Home Fires: An Updated Antigone


 by Sophocles

Written ~440 BC

Home Fires

by Kamila Shamsie

Published 2017

Read Oct 2019

The Theban Legend of Oedipus King of Thebes and his family was well known before Sophocles wrote his Theban plays in the 5th century BC. This reader was educated in the legend through Sophocle’s Theban plays.  This reader will not comment on Sophocle’s innovations or brilliance.  Others are far better positioned to do so.  This reader will only recount the overall plot of his first Theban play, Antigone.  

Before the play starts, the sons of disgraced Oedipus, Polyneices and Eteocles, have contended for the throne of Thebes, held by Creon, the brother of Oedipus’ widow and the person Oedipus charged to care for his children as he leaves for exile.  Polyneices has attacked the city of Thebes while Eteocles fought to defend it, supported by Creon.  The brothers have killed each other in direct face-to-face combat with each other.    Creon, again firmly in charge of Thebes, has proclaimed that Polyneices, because he attacked Thebes, will not be buried but will be left to rot and scavenged by carrions while Eteocles will be buried per customs.   The ruling against Polyneices is considered very harsh punishment.   

Oedipus’ daughter Antigone and Ismene differ with regards to their willingness to obey Creon’s proclamation.  Antigone declares her brother will be buried; Ismene promotes caution and is unwilling to war against the state.  Antigone executes some burial rites defying Creon.  She admits this to Creon and argues with Creon about the immorality of the edict and the morality of her own actions.  Antigone and her sister are taken away for punishment although Antigone indicates Ismene is innocent.   Creon’s son and Antigone’s finance, Haemon, arrives and initially indicates support for his father, suggesting he is turning against Antigone, but then argues for lenience for Antigone including that the people support Antigone’s actions.  After arguing, Haemon leaves, indicating he will never again see his father.  Creon decides to punish only Antigone and has her buried alive in a cave, to minimize wrath from the gods.  After interaction with a blind prophet, Creon eventually decides to reverse his decision and orders Antigone released.  Unfortunately Antigone has already hanged herself.  Haemon kills himself when he finds Antigone’s body.  Creon begins to blame himself for all that has happened but not soon enough as his wife, Haemon’s mother, has also committed suicide.   
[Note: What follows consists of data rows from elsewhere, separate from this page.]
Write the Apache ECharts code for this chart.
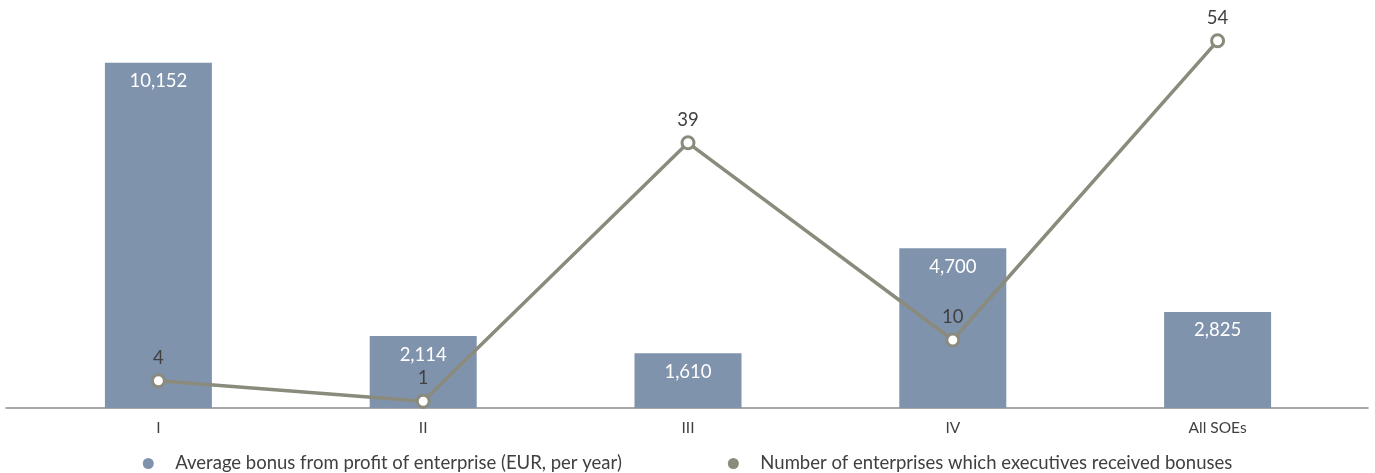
<!DOCTYPE html>
<html><head><meta charset="utf-8">
<script src="https://cdn.jsdelivr.net/npm/echarts@6/dist/echarts.min.js"></script>
<style>html,body{margin:0;padding:0;background:#fff}#c{width:1375px;height:473px}</style>
</head><body><div id="c"></div>
<script>
const categories = ['I', 'II', 'III', 'IV', 'All SOEs'];
const bonusValues = [10152, 2114, 1610, 4700, 2825];
const enterpriseCounts = [4, 1, 39, 10, 54];
const seriesNames = ['Average bonus from profit of enterprise (EUR, per year)', 'Number of enterprises which executives received bonuses'];

const FONT = 'Lato, "Open Sans", sans-serif';
const chart = echarts.init(document.getElementById('c'));
chart.setOption({
  animation: false,
  textStyle: { fontFamily: FONT },
  grid: [
    { left: 26, right: 25, top: 0, bottom: 65, containLabel: false },
    { left: 6, right: 7, top: 0, bottom: 65, containLabel: false }
  ],
  legend: {
    top: 449, left: 'center', itemGap: 106, icon: 'circle', itemWidth: 44, itemHeight: 11,
    textStyle: { fontFamily: FONT, fontSize: 18.5, color: '#404040' },
    data: [
      { name: seriesNames[0], itemStyle: { color: '#8093ad' } },
      { name: seriesNames[1], itemStyle: { color: '#8b8b7d', borderWidth: 0 } }
    ]
  },
  xAxis: [
    { type: 'category', data: categories, gridIndex: 0,
      axisLine: { show: false }, axisTick: { show: false },
      axisLabel: { fontFamily: FONT, fontSize: 15.5, color: '#404040', margin: 12 } },
    { type: 'value', gridIndex: 1, min: 0, max: 1,
      axisLine: { show: true, lineStyle: { color: '#8a8a8a', width: 1.5 } },
      axisTick: { show: false }, axisLabel: { show: false }, splitLine: { show: false } }
  ],
  yAxis: [
    { type: 'value', gridIndex: 0, min: 0, max: 12000, show: false, splitLine: { show: false } },
    { type: 'value', gridIndex: 0, min: 0, max: 60, show: false, splitLine: { show: false } },
    { type: 'value', gridIndex: 1, min: 0, max: 1, show: false, splitLine: { show: false } }
  ],
  series: [
    { name: seriesNames[0], type: 'bar', xAxisIndex: 0, yAxisIndex: 0, data: bonusValues,
      barWidth: 107, itemStyle: { color: '#8093ad' },
      label: { show: true, position: 'insideTop', distance: 9, color: '#ffffff', fontSize: 18.5, fontFamily: FONT,
        formatter: p => p.value.toLocaleString('en-US') } },
    { name: seriesNames[1], type: 'line', xAxisIndex: 0, yAxisIndex: 1, data: enterpriseCounts,
      z: 5, symbol: 'circle', symbolSize: 12,
      lineStyle: { color: '#8b8b7d', width: 3.5 },
      itemStyle: { color: '#ffffff', borderColor: '#8b8b7d', borderWidth: 3 },
      label: { show: true, position: 'top', distance: 6, color: '#404040', fontSize: 18.5, fontFamily: FONT } }
  ]
});
</script></body></html>
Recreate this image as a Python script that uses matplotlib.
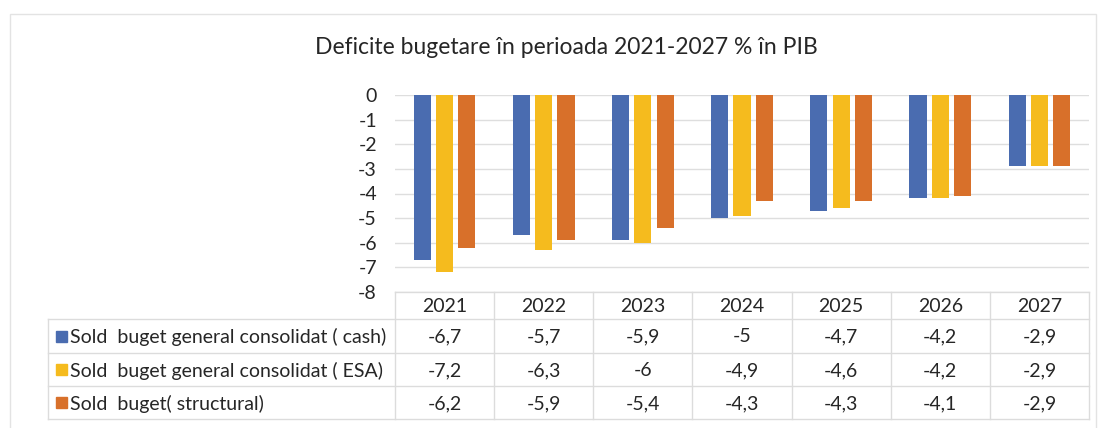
import matplotlib
matplotlib.use("Agg")
import matplotlib.pyplot as plt
from matplotlib.patches import Rectangle
from matplotlib.lines import Line2D
import numpy as np

plt.rcParams['font.family'] = ['Lato', 'DejaVu Sans']
plt.rcParams['axes.unicode_minus'] = False

title = "Deficite bugetare în perioada 2021-2027 % în PIB"
years = ["2021", "2022", "2023", "2024", "2025", "2026", "2027"]
series_names = [
    "Sold  buget general consolidat ( cash)",
    "Sold  buget general consolidat ( ESA)",
    "Sold  buget( structural)",
]
cash = [-6.7, -5.7, -5.9, -5.0, -4.7, -4.2, -2.9]
esa = [-7.2, -6.3, -6.0, -4.9, -4.6, -4.2, -2.9]
structural = [-6.2, -5.9, -5.4, -4.3, -4.3, -4.1, -2.9]
yticks = [0, -1, -2, -3, -4, -5, -6, -7, -8]

colors = ["#4a6cb0", "#f5bb1e", "#d8702a"]
text_color = "#262626"
line_color = "#dedede"

W, H = 1103, 428
fig = plt.figure(figsize=(W / 100, H / 100), dpi=100)

def fx(x):
    return x / W

def fy(y):
    return 1 - y / H

# chart outer border
fig.add_artist(Rectangle((fx(10), fy(430)), fx(1096) - fx(10), fy(14) - fy(430),
                         transform=fig.transFigure, fill=False, edgecolor="#e3e3e3", lw=1))

ax_left, ax_right, ax_top, ax_bottom = 395, 1089, 95, 292
ax = fig.add_axes([fx(ax_left), fy(ax_bottom), fx(ax_right) - fx(ax_left), fy(ax_top) - fy(ax_bottom)])

n = len(years)
x = np.arange(n)
width = 0.172
offset = 0.225
for i, (vals, c) in enumerate(zip([cash, esa, structural], colors)):
    ax.bar(x + (i - 1) * offset, vals, width=width, color=c, zorder=3)

ax.set_xlim(-0.5, n - 0.5)
ax.set_ylim(-8, 0)
ax.set_yticks(yticks)
ax.set_yticklabels([str(t) for t in yticks], fontsize=14, color=text_color)
ax.tick_params(axis='y', length=0, pad=13)
ax.set_xticks([])
ax.grid(axis='y', color=line_color, lw=1, zorder=0)
for s in ax.spines.values():
    s.set_visible(False)

fig.text(fx(566), fy(48), title, ha='center', va='center', fontsize=16.5, color=text_color)

# data table
col_w = (ax_right - ax_left) / n
header_top, row_tops = 292, [319, 353, 386]
table_bottom = 419
tbl_left = 48
lc = "#dcdcdc"

def hline(y, x0, x1):
    fig.add_artist(Line2D([fx(x0), fx(x1)], [fy(y), fy(y)], transform=fig.transFigure, color=lc, lw=1))

def vline(x, y0, y1):
    fig.add_artist(Line2D([fx(x), fx(x)], [fy(y0), fy(y1)], transform=fig.transFigure, color=lc, lw=1))

hline(header_top, ax_left, ax_right)
for y in row_tops:
    hline(y, tbl_left, ax_right)
hline(table_bottom, tbl_left, ax_right)
vline(tbl_left, row_tops[0], table_bottom)
for j in range(n + 1):
    vline(ax_left + j * col_w, header_top, table_bottom)

def fmt(v):
    if float(v).is_integer():
        return str(int(v))
    return f"{v:.1f}".replace('.', ',')

fs = 14
for j, yr in enumerate(years):
    fig.text(fx(ax_left + (j + 0.5) * col_w), fy((header_top + row_tops[0]) / 2 + 1), yr,
             ha='center', va='center', fontsize=fs, color=text_color)

row_bounds = row_tops + [table_bottom]
for i, (name, vals, c) in enumerate(zip(series_names, [cash, esa, structural], colors)):
    yc = (row_bounds[i] + row_bounds[i + 1]) / 2
    sq = 11
    fig.add_artist(Rectangle((fx(56), fy(yc + sq / 2)), fx(sq), fy(0) - fy(sq),
                             transform=fig.transFigure, color=c))
    fig.text(fx(70), fy(yc + 1), name, ha='left', va='center', fontsize=fs, color=text_color)
    for j, v in enumerate(vals):
        fig.text(fx(ax_left + (j + 0.5) * col_w), fy(yc + 1), fmt(v),
                 ha='center', va='center', fontsize=fs, color=text_color)

fig.savefig("out.png", dpi=100, facecolor="white")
In the acknowledgements to Home Fire, Kamila Shamsie tells us she took up a suggestion to adapt Antigone in a “contemporary context”.  This reader found her results stunning.  This writer has decided not to reveal details of the adaptation and leave that for readers to discover themselves.  However, this writer can indicate that the choices Shamsie made to exemplify Oedipus’s disgrace,  Polyneices’ crime against the state,  and the circumstances Creon creates for himself and his state allow us to experience the extreme situations that the ancient Greeks understood about the Theban Legend.  The choices force us to experience the terrible dilemmas the characters face and to realize the answers seem obvious but aren’t.   

Congratulations, Kamila Shamsie for enabling this reader to really understand the depth of the questions Antigone requires us to face.